Sebagaimana didalam Al-Qur’an Surah Al-Ahzab ayat 21 yang artinya : 
Sungguh, pada (diri) Rasulullah benar-benar ada suri teladan yang baik bagimu, (yaitu) bagi orang yang mengharap (rahmat) Allah dan (kedatangan) hari kiamat serta yang banyak mengingat Allah.

Kejujuran adalah prinsip yang sangat dipegang teguh oleh Rasulullah. Beliau menjadi teladan dalam kejujuran dan Amanah, sehingga dikenal sebagai “Al-Amin” atau orang yang dapat dipercaya. Rasulullah juga menunjukkan kasih sayang kepada seluruh umat termasuk kepada anak-anak, wanita dan orang-orang yang membutuhkan.

Adapun nilai-nilai kepemimpinan Rasulullah SAW yang bisa dipraktikkan dalam kehidupan sehari-hari adalah : 
Pertama, Kepemimpinan Berbasis Keteladanan. Rasulullah SAW menjadi contoh yang hidup bagi umatnya. Tindakan, perkataan dan sikapnya senantiasa mencerminkan ajaran islam. Ini menciptakan landasan kuat bagi otoritasnya. 

Kedua, Kepemimpinan Inklusif. Rasulullah membangun hubungan baik dengan semua lapisan masyarakat tanpa memandang suku, ras atau status sosial. Dia mengajarkan pentingnya persaudaraan dan kesetaraan diantara umat islam. 

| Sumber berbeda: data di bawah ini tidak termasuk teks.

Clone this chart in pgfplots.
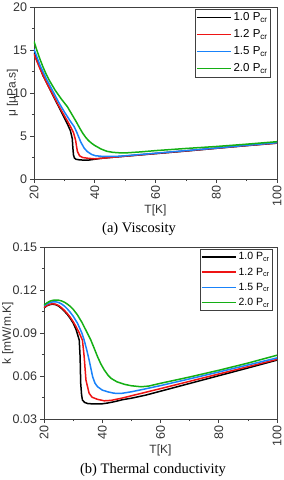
\documentclass[border=0pt]{standalone}
\usepackage{fontspec}
\setmainfont{Liberation Sans}
\newfontfamily\capfont{Liberation Serif}
\usepackage{pgfplots}
\usepackage{pgfplotstable}
\pgfplotsset{compat=1.18}
\definecolor{cblack}{RGB}{0,0,0}
\definecolor{cred}{RGB}{238,20,20}
\definecolor{cblue}{RGB}{25,130,250}
\definecolor{cgreen}{RGB}{20,175,20}

\pgfplotstableread{
T v
20 14.7
21 13.8
22 12.9
23 12.0
24 11.3
25 10.6
26 9.9
27 9.2
28 8.5
29 7.8
30 7.1
31 6.4
32 5.6
32.6 4.7
32.8 3.6
33.0 2.8
33.3 2.45
33.8 2.3
35 2.22
36.5 2.2
38 2.2
40 2.3
42 2.4
45 2.5
50 2.65
60 2.95
70 3.25
80 3.57
90 3.88
100 4.17
}\muA
\pgfplotstableread{
T v
20 14.5
22 12.8
24 11.3
26 9.95
28 8.6
30 7.35
31 6.75
32 6.1
33 5.4
33.7 4.5
34.0 3.8
34.3 3.2
35 2.7
36 2.5
38 2.4
40 2.35
42 2.4
45 2.5
50 2.66
60 2.97
70 3.27
80 3.58
90 3.9
100 4.18
}\muB
\pgfplotstableread{
T v
20 15.1
22 13.2
24 11.7
26 10.35
28 9.0
30 7.8
32 6.7
33.2 6.1
34 5.5
35.4 4.3
36.5 3.6
37.5 3.2
39 2.85
40.3 2.7
43 2.62
47 2.63
50 2.7
55 2.85
60 3.0
70 3.3
80 3.6
90 3.92
100 4.22
}\muC
\pgfplotstableread{
T v
20 16.0
21 14.9
22 13.9
23 13.0
24 12.2
25 11.5
26 10.9
27 10.3
28 9.8
29 9.3
30 8.85
31 8.4
32 7.8
33 7.2
34 6.6
35 5.95
36 5.35
37 4.85
38 4.45
39 4.15
40 3.9
42 3.5
44 3.22
46 3.1
48 3.05
50 3.03
55 3.15
60 3.3
70 3.55
80 3.78
90 4.05
100 4.34
}\muD

\pgfplotstableread{
T k
20 0.1075
21 0.1090
22 0.1098
23 0.1101
24 0.1098
25 0.1088
26 0.1072
27 0.1052
28 0.1030
29 0.1002
30 0.0970
31 0.0925
31.6 0.0885
32.1 0.0850
32.4 0.0734
32.6 0.0550
32.9 0.0470
33.2 0.0432
34 0.0415
35 0.0408
37 0.0405
40 0.0406
42 0.0412
44 0.0420
47 0.0435
50 0.0445
55 0.0467
60 0.0494
70 0.0548
80 0.0602
90 0.0656
100 0.0711
}\kA
\pgfplotstableread{
T k
20 0.1078
21 0.1092
22 0.1101
23 0.1104
24 0.1101
25 0.1092
26 0.1077
27 0.1058
28 0.1036
29 0.1010
30 0.0980
31 0.0945
32 0.0905
33.2 0.0850
33.8 0.0734
34.4 0.0572
35.5 0.0479
36.5 0.0452
38.4 0.0437
40.7 0.0427
43 0.0430
46.4 0.0444
50 0.0462
55 0.0487
60 0.0512
70 0.0563
80 0.0614
90 0.0665
100 0.0716
}\kB
\pgfplotstableread{
T k
20 0.1090
21 0.1103
22 0.1112
23 0.1117
24 0.1118
25 0.1113
26 0.1103
27 0.1088
28 0.1068
29 0.1045
30 0.1018
31.5 0.0968
33 0.0900
33.8 0.0850
34.7 0.0780
35.5 0.0711
36.7 0.0595
37.5 0.0550
38.4 0.0525
40 0.0502
41.8 0.0490
44 0.0480
46.4 0.0478
50 0.0490
55 0.0511
60 0.0533
70 0.0580
80 0.0628
90 0.0677
100 0.0726
}\kC
\pgfplotstableread{
T k
20 0.1095
21 0.1110
22 0.1122
23 0.1128
24 0.1130
25 0.1129
26 0.1124
27 0.1115
28 0.1102
29 0.1086
30 0.1066
31.5 0.1026
33 0.0975
34.5 0.0915
36.1 0.0850
37.3 0.0790
38.4 0.0734
39.5 0.0685
40.7 0.0642
42 0.0605
43 0.0584
45 0.0560
47.6 0.0542
50 0.0532
53.3 0.0525
56 0.0530
60 0.0549
70 0.0593
80 0.0640
90 0.0690
100 0.0745
}\kD

\pgfplotsset{
  myax/.style={
    scale only axis,
    xmin=20, xmax=100,
    xtick={20,40,60,80,100},
    minor x tick num=1, minor y tick num=1,
    tick align=outside, tick pos=left,
    major tick length=3.5pt, minor tick length=2pt,
    axis line style={draw=black!75, line width=0.9pt},
    every tick/.style={draw=black!75, line width=0.7pt},
    /pgf/number format/assume math mode=true,
    tick label style={font=\fontsize{12.5}{13}\selectfont, text=black!80},
    xticklabel style={rotate=90, anchor=east},
    label style={font=\fontsize{12}{13}\selectfont, text=black!80},
    xlabel={T[K]},
    legend cell align=left,
    legend image code/.code={\draw[#1,line width=1.6pt] (0pt,0pt) -- (34pt,0pt);},
    every axis plot/.append style={line width=1.5pt, mark=none},
  }
}

\begin{document}
\begin{tikzpicture}
\useasboundingbox (0,0) rectangle (284pt,-480pt);
\begin{axis}[myax,
  at={(34pt,-179pt)}, anchor=south west,
  width=243pt, height=172pt,
  ymin=0, ymax=20, ytick={0,5,10,15,20},
  ylabel={μ [μPa.s]},
  xlabel style={at={(axis description cs:0.5,-0.18)}, anchor=center},
  ylabel style={at={(axis description cs:-0.088,0.5)}, anchor=center},
  legend style={at={(1,1)}, anchor=north east, xshift=-6pt, yshift=-2pt,
    draw=black!75, line width=0.7pt, font=\fontsize{11.5}{12}\selectfont,
    inner xsep=1pt, inner ysep=1.5pt, row sep=3.5pt},
]
\addplot[cblack] table[x=T,y=v] {\muA};
\addplot[cred] table[x=T,y=v] {\muB};
\addplot[cblue] table[x=T,y=v] {\muC};
\addplot[cgreen] table[x=T,y=v] {\muD};
\legend{1.0 P\textsubscript{cr},1.2 P\textsubscript{cr},1.5 P\textsubscript{cr},2.0 P\textsubscript{cr}}
\end{axis}
\node[font=\capfont\fontsize{14.5}{15}\selectfont] at (139pt,-229pt) {(a) Viscosity};

\begin{axis}[myax,
  at={(44pt,-419pt)}, anchor=south west,
  width=233pt, height=172pt,
  ymin=0.03, ymax=0.15, ytick={0.03,0.06,0.09,0.12,0.15},
  yticklabel style={/pgf/number format/fixed, /pgf/number format/precision=2, /pgf/number format/fixed zerofill},
  scaled y ticks=false,
  ylabel={k [mW/m.K]},
  xlabel style={at={(axis description cs:0.5,-0.18)}, anchor=center},
  ylabel style={at={(axis description cs:-0.155,0.5)}, anchor=center},
  legend style={at={(1,1)}, anchor=north east, xshift=-4pt, yshift=-2pt,
    draw=black!75, line width=0.7pt, font=\fontsize{10.5}{11}\selectfont,
    inner xsep=1pt, inner ysep=1pt, row sep=2.5pt},
]
\addplot[cblack] table[x=T,y=k] {\kA};
\addplot[cred] table[x=T,y=k] {\kB};
\addplot[cblue] table[x=T,y=k] {\kC};
\addplot[cgreen] table[x=T,y=k] {\kD};
\legend{1.0 P\textsubscript{cr},1.2 P\textsubscript{cr},1.5 P\textsubscript{cr},2.0 P\textsubscript{cr}}
\end{axis}
\node[font=\capfont\fontsize{14.5}{15}\selectfont] at (153pt,-470pt) {(b) Thermal conductivity};
\end{tikzpicture}
\end{document}
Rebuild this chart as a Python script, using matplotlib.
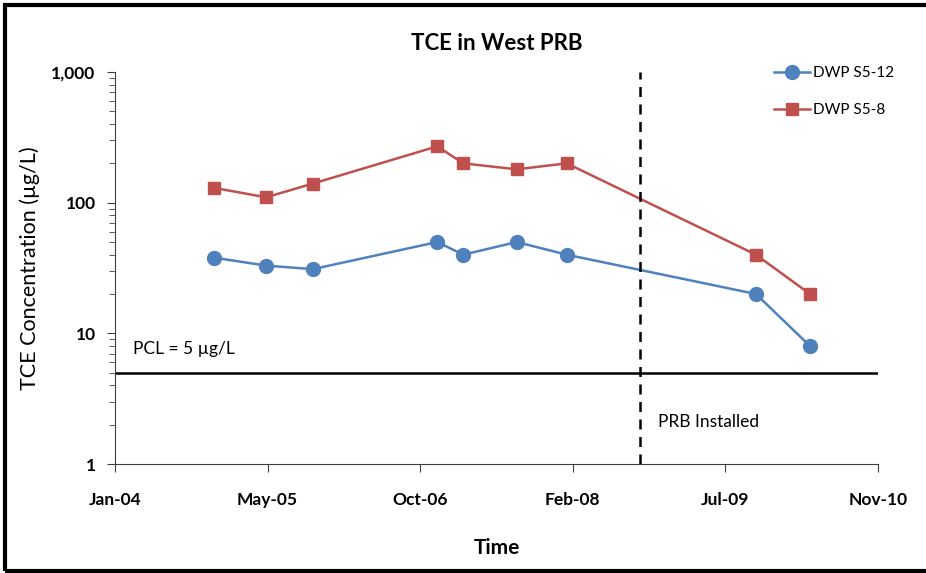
import datetime as dt
import matplotlib
matplotlib.use('Agg')
from matplotlib import pyplot as plt
import matplotlib.dates as mdates
from matplotlib.ticker import LogLocator, FuncFormatter, NullFormatter
from matplotlib.patches import Rectangle

plt.rcParams['font.family'] = ['Lato', 'DejaVu Sans']

# sampling dates
dates_s5_12 = ['2004-12-02', '2005-05-23', '2005-10-23', '2006-12-05', '2007-02-28',
               '2007-08-22', '2008-02-02', '2009-10-14', '2010-04-09']
tce_s5_12 = [38, 33, 31, 50, 40, 50, 40, 20, 8]

dates_s5_8 = ['2004-12-02', '2005-05-23', '2005-10-23', '2006-12-05', '2007-02-28',
              '2007-08-22', '2008-02-02', '2009-10-14', '2010-04-09']
tce_s5_8 = [130, 110, 140, 270, 200, 180, 200, 40, 20]

pcl = 5
prb_date = '2008-09-29'
x_start = '2004-01-14'
x_end = '2010-11-18'


def to_dt(s):
    return dt.datetime.strptime(s, '%Y-%m-%d')


fig = plt.figure(figsize=(9.26, 5.73), dpi=100)
ax = fig.add_axes([0.1242, 0.1902, 0.824, 0.6841])

blue = '#4F81BD'
red = '#C0504D'
ax.plot([to_dt(d) for d in dates_s5_12], tce_s5_12, color=blue, lw=1.8,
        marker='o', ms=10, label='DWP S5-12')
ax.plot([to_dt(d) for d in dates_s5_8], tce_s5_8, color=red, lw=1.8,
        marker='s', ms=8.5, label='DWP S5-8')

ax.axhline(pcl, color='black', lw=1.8)
ax.axvline(to_dt(prb_date), color='black', lw=1.8, ls=(0, (4, 3)))

ax.set_yscale('log')
ax.set_ylim(1, 1000)
ax.yaxis.set_major_locator(LogLocator(base=10))
ax.yaxis.set_minor_locator(LogLocator(base=10, subs=range(2, 10)))
ax.yaxis.set_major_formatter(FuncFormatter(lambda v, p: f'{v:,.0f}'))
ax.yaxis.set_minor_formatter(NullFormatter())

x0, x1 = to_dt(x_start), to_dt(x_end)
ax.set_xlim(x0, x1)
ax.set_xticks([x0 + dt.timedelta(days=500 * i) for i in range(6)])
ax.xaxis.set_major_formatter(mdates.DateFormatter('%b-%y'))

for s in ['top', 'right']:
    ax.spines[s].set_visible(False)
ax.spines['left'].set_color('#404040')
ax.spines['bottom'].set_color('#404040')
ax.tick_params(axis='both', which='major', direction='out', length=6,
               labelsize=12.5, pad=8, color='#404040')
ax.tick_params(axis='y', which='minor', direction='out', length=4, color='#404040')
ax.tick_params(axis='x', pad=14)
for lbl in ax.get_xticklabels() + ax.get_yticklabels():
    lbl.set_fontweight('bold')

ax.set_title('TCE in West PRB', fontsize=16, fontweight='bold', pad=16)
ax.set_xlabel('Time', fontsize=15, fontweight='bold', labelpad=22)
ax.set_ylabel('TCE Concentration (µg/L)', fontsize=15.5, labelpad=8)

ax.text(0.024, 0.28, 'PCL = 5 µg/L', transform=ax.transAxes, fontsize=12.5)
ax.text(0.711, 0.095, 'PRB Installed', transform=ax.transAxes, fontsize=12.5)

ax.legend(loc='upper left', bbox_to_anchor=(0.845, 1.05), frameon=False,
          fontsize=11, labelspacing=1.5, handlelength=2.4, handletextpad=0.2)

fig.patches.append(Rectangle((0.005, 0.004), 1.1, 0.987, transform=fig.transFigure,
                             fill=False, edgecolor='black', lw=3, clip_on=False))

fig.savefig('out.png', dpi=100)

Ketiga, Kepemimpinan Berbasis Keadilan. Rasulullah SAW mengedepankan keadilan dalam segala aspek kehidupan. Beliau menetapkan aturan dan kebijakan yang adil, bahkan dalam situasi yang sulit sekalipun. 

Keempat, Kepemimpinan Partisipatif. Rasulullah SAW melibatkan umatnya dalam pengambilan keputusan. Dia mendengarkan pendapat dan masukan dari sahabat-sahabatnya, menciptakan iklim partisipasi dan keterlibatan dalam komunitas. 

Kelima, Kepemimpinan Berbasis Kasih Sayang. Rasulullah SAW menunjukkan kasih sayang dan perhatian kepada umatnya. Dia mendengarkan keluhan, memberikan nasihat dan selalu siap membantu mereka yang dalam kesulitan. 

Keenam, Kepemimpinan Berbasis Keberanian. Rasulullah SAW memiliki keberanian yang luar biasa dalam memperjuangkan kebenaran dan melawan ketidakadilan. Keberaniannya menjadi inspirasi bagi umat islam. 

Ketujuh, Kepemimpinan Berbasis Tanggung Jawab. Rasulullah SAW mengajarkan pentingnya tanggung jawab, baik dalam urusan agama maupun dunia. Beliau memastikan bahwa tugas dan amanah yang diberikan dilaksanakan dengan penuh tanggung jawab.

Salah satu contoh keteladanan Rasulullah SAW yang sangat mencolok dalam kepemimpinannya adalah insiden yang terjadi setelah penaklukkan Mekkah. Pada saat itu, Mekkah sudah diambil alih oleh pasukan muslim dan Rasulullah SAW memasuki kota suci tersebut dengan keadaan sangat besar dan mulia. Meskipun memiliki kekuasaan mutlak untuk membalas dendam atas segala penderitaan yang dialami oleh Rasulullah SAW dan para sahabatnya selama bertahun-tahun, Rasulullah SAW memilih sikap yang sangat mulia dan penuh kasih sayang.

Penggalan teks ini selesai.